Begin Records provided

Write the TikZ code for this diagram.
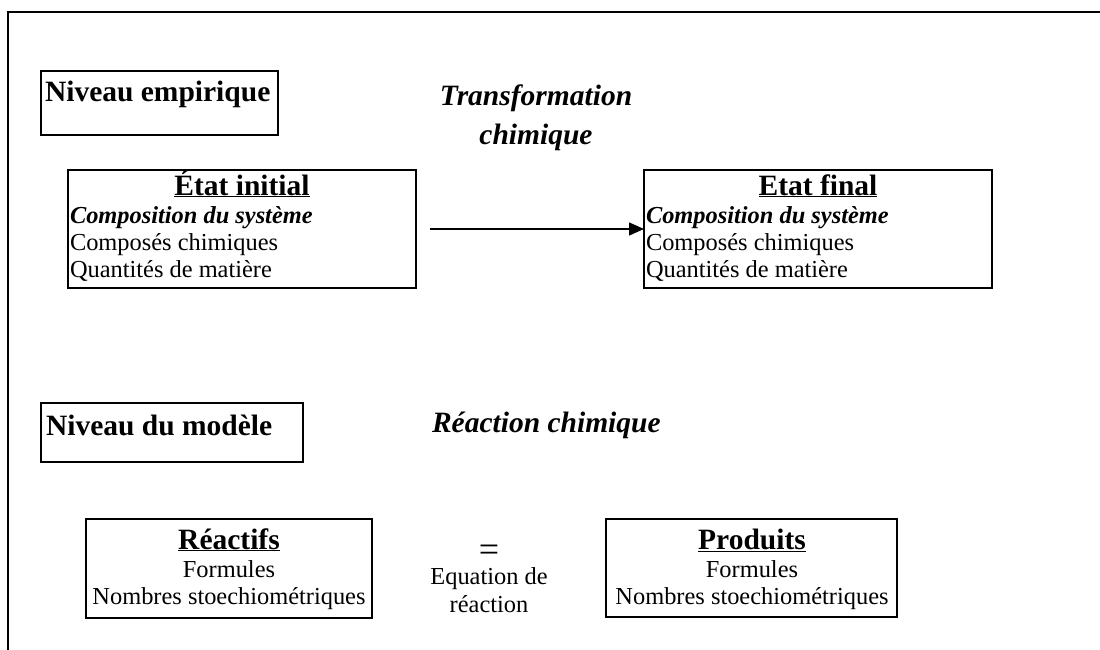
\documentclass[tikz,border=0pt]{standalone}
\usepackage{fontspec}
\setmainfont{Liberation Serif}
\usetikzlibrary{arrows.meta}
\newcommand\ttlfont{\fontsize{29.5}{33}\selectfont\bfseries}
\newcommand\bdyfont{\fontsize{24.4}{27}\selectfont}
\begin{document}
\begin{tikzpicture}[x=1pt,y=-1pt,
  box/.style={draw, line width=1.5pt, inner sep=0pt, outer sep=0pt, anchor=north west},
  txt/.style={inner sep=0pt, outer sep=0pt},
  frame/.style={line width=1.5pt}]
\useasboundingbox (0,0) rectangle (1100,650);
% frame
\coordinate (fA) at (1100,12);
\coordinate (fB) at (8,12);
\coordinate (fC) at (8,650);
\draw[frame] (fA) -- (fB) -- (fC);
% Niveau empirique
\node[box, minimum width=237pt, minimum height=64pt] (ne) at (41,71) {};
\node[txt, anchor=base west] (net) at (45,102) {\ttlfont Niveau empirique};
% Transformation chimique
\node[txt, anchor=base] (tc1) at (536,106) {\ttlfont\itshape Transformation};
\node[txt, anchor=base] (tc2) at (536,145) {\ttlfont\itshape chimique};
% Etat initial
\node[box, minimum width=348pt, minimum height=118pt] (ei) at (68,170) {};
\node[txt, anchor=base] (eit) at (242,195) {\ttlfont\underline{État initial}};
\node[txt, anchor=base west] (ei1) at (70,223) {\bdyfont\bfseries\itshape Composition du système};
\node[txt, anchor=base west] (ei2) at (70,250) {\bdyfont Composés chimiques};
\node[txt, anchor=base west] (ei3) at (70,277) {\bdyfont Quantités de matière};
% Etat final
\node[box, minimum width=348pt, minimum height=118pt] (ef) at (644,170) {};
\node[txt, anchor=base] (eft) at (818,195) {\ttlfont\underline{Etat final}};
\node[txt, anchor=base west] (ef1) at (646,223) {\bdyfont\bfseries\itshape Composition du système};
\node[txt, anchor=base west] (ef2) at (646,250) {\bdyfont Composés chimiques};
\node[txt, anchor=base west] (ef3) at (646,277) {\bdyfont Quantités de matière};
% arrow
\draw[line width=1.5pt, -{Triangle[length=15pt,width=13pt]}, shorten <=14pt] (ei.east) -- (ef.west);
% Niveau du modele
\node[box, minimum width=262pt, minimum height=59pt] (nm) at (41,403) {};
\node[txt, anchor=base west] (nmt) at (46,435) {\ttlfont Niveau du modèle};
\node[txt, anchor=base west] (rc) at (432,432) {\ttlfont\itshape Réaction chimique};
% Reactifs
\node[box, minimum width=286pt, minimum height=99pt] (re) at (86,519) {};
\node[txt, anchor=base] (ret) at (229,549) {\ttlfont\underline{Réactifs}};
\node[txt, anchor=base] (re1) at (229,577) {\bdyfont Formules};
\node[txt, anchor=base] (re2) at (229,604) {\bdyfont Nombres stoechiométriques};
% Produits
\node[box, minimum width=291pt, minimum height=98pt] (pr) at (606,519) {};
\node[txt, anchor=base] (prt) at (752,549) {\ttlfont\underline{Produits}};
\node[txt, anchor=base] (pr1) at (752,577) {\bdyfont Formules};
\node[txt, anchor=base] (pr2) at (752,604) {\bdyfont Nombres stoechiométriques};
% equation
\node[txt, anchor=base] (eq) at (489,561) {\fontsize{36}{36}\selectfont\smash{=}};
\node[txt, anchor=base] (eq1) at (489,584) {\bdyfont Equation de};
\node[txt, anchor=base] (eq2) at (489,612) {\bdyfont réaction};
\end{tikzpicture}
\end{document}
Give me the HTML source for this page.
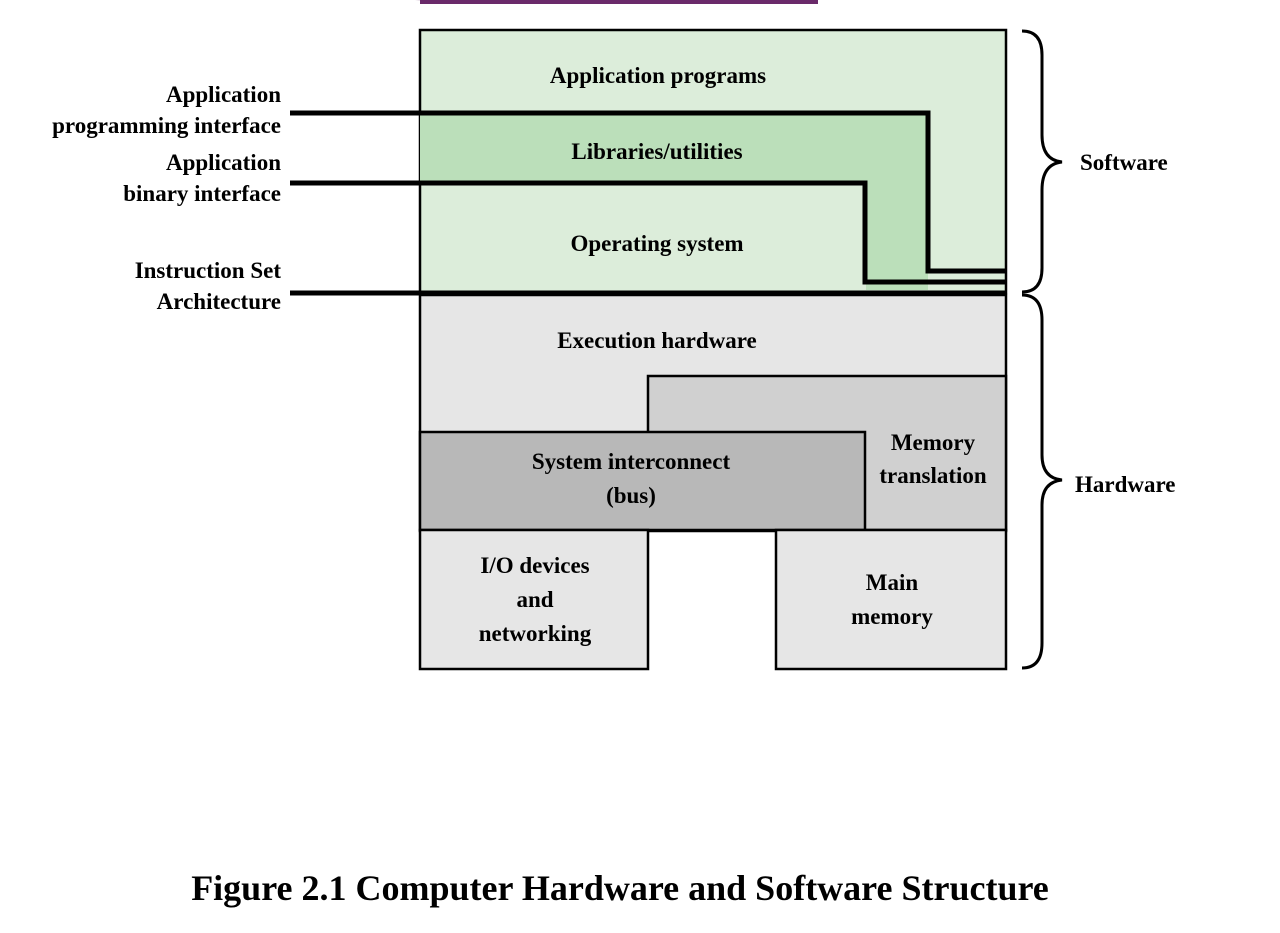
<!DOCTYPE html>
<html><head><style>
body{margin:0;background:#fff;width:1280px;height:928px;overflow:hidden}
svg text{font-family:"Liberation Serif",serif;font-weight:bold;fill:#000}
</style></head><body>
<svg width="1280" height="928" viewBox="0 0 1280 928">
<path d="M415 0 Q615 8 818 0 L818 -2 L415 -2Z" fill="#6a2a6a"/>
<rect x="420" y="0" width="398" height="4" fill="#6a2a6a"/>
<!-- software -->
<rect x="420" y="30" width="586" height="263" fill="#dcedda" stroke="#000" stroke-width="2.5"/>
<path d="M420 113 H928 V271 H866 V183 H420Z" fill="#bbdfba"/>
<path d="M866 183 H928 V290 H866Z" fill="#bbdfba"/>
<g stroke="#000" stroke-width="5" fill="none">
<path d="M290 113 H928 V271 H1006"/>
<path d="M290 183 H865 V282 H1006"/>
<path d="M290 293 H1006"/>
</g>
<!-- hardware -->
<rect x="420" y="295" width="586" height="236" fill="#e6e6e6" stroke="#000" stroke-width="2.5"/>
<rect x="648" y="376" width="358" height="154" fill="#d0d0d0" stroke="#000" stroke-width="2.5"/>
<rect x="420" y="432" width="445" height="98" fill="#b8b8b8" stroke="#000" stroke-width="2.5"/>
<rect x="420" y="530" width="228" height="139" fill="#e6e6e6" stroke="#000" stroke-width="2.5"/>
<rect x="776" y="530" width="230" height="139" fill="#e6e6e6" stroke="#000" stroke-width="2.5"/>
<!-- braces -->
<g stroke="#000" stroke-width="3" fill="none">
<path d="M1022 31 Q1042 31 1042 55 V135 Q1042 160 1062 162 Q1042 164 1042 190 V268 Q1042 292 1022 292"/>
<path d="M1022 295 Q1042 295 1042 320 V455 Q1042 478 1062 480 Q1042 482 1042 505 V643 Q1042 668 1022 668"/>
</g>
<g font-size="23">
<text x="658" y="83" text-anchor="middle">Application programs</text>
<text x="657" y="159" text-anchor="middle">Libraries/utilities</text>
<text x="657" y="251" text-anchor="middle">Operating system</text>
<text x="657" y="348" text-anchor="middle">Execution hardware</text>
<text x="631" y="469" text-anchor="middle">System interconnect</text>
<text x="631" y="503" text-anchor="middle">(bus)</text>
<text x="933" y="450" text-anchor="middle">Memory</text>
<text x="933" y="483" text-anchor="middle">translation</text>
<text x="535" y="573" text-anchor="middle">I/O devices</text>
<text x="535" y="607" text-anchor="middle">and</text>
<text x="535" y="641" text-anchor="middle">networking</text>
<text x="892" y="590" text-anchor="middle">Main</text>
<text x="892" y="624" text-anchor="middle">memory</text>
<text x="1080" y="170">Software</text>
<text x="1075" y="492">Hardware</text>
<text x="281" y="102" text-anchor="end">Application</text>
<text x="281" y="133" text-anchor="end">programming interface</text>
<text x="281" y="170" text-anchor="end">Application</text>
<text x="281" y="201" text-anchor="end">binary interface</text>
<text x="281" y="278" text-anchor="end">Instruction Set</text>
<text x="281" y="309" text-anchor="end">Architecture</text>
</g>
<text x="620" y="900" text-anchor="middle" font-size="36">Figure 2.1  Computer Hardware and Software Structure</text>
</svg>
</body></html>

End Records provided

**Aim of the exercise**.
Wherever a line in the data above holds "this", copy that line.

**Worked solution**.
Write the TikZ code for this diagram.
Give me the HTML source for this page.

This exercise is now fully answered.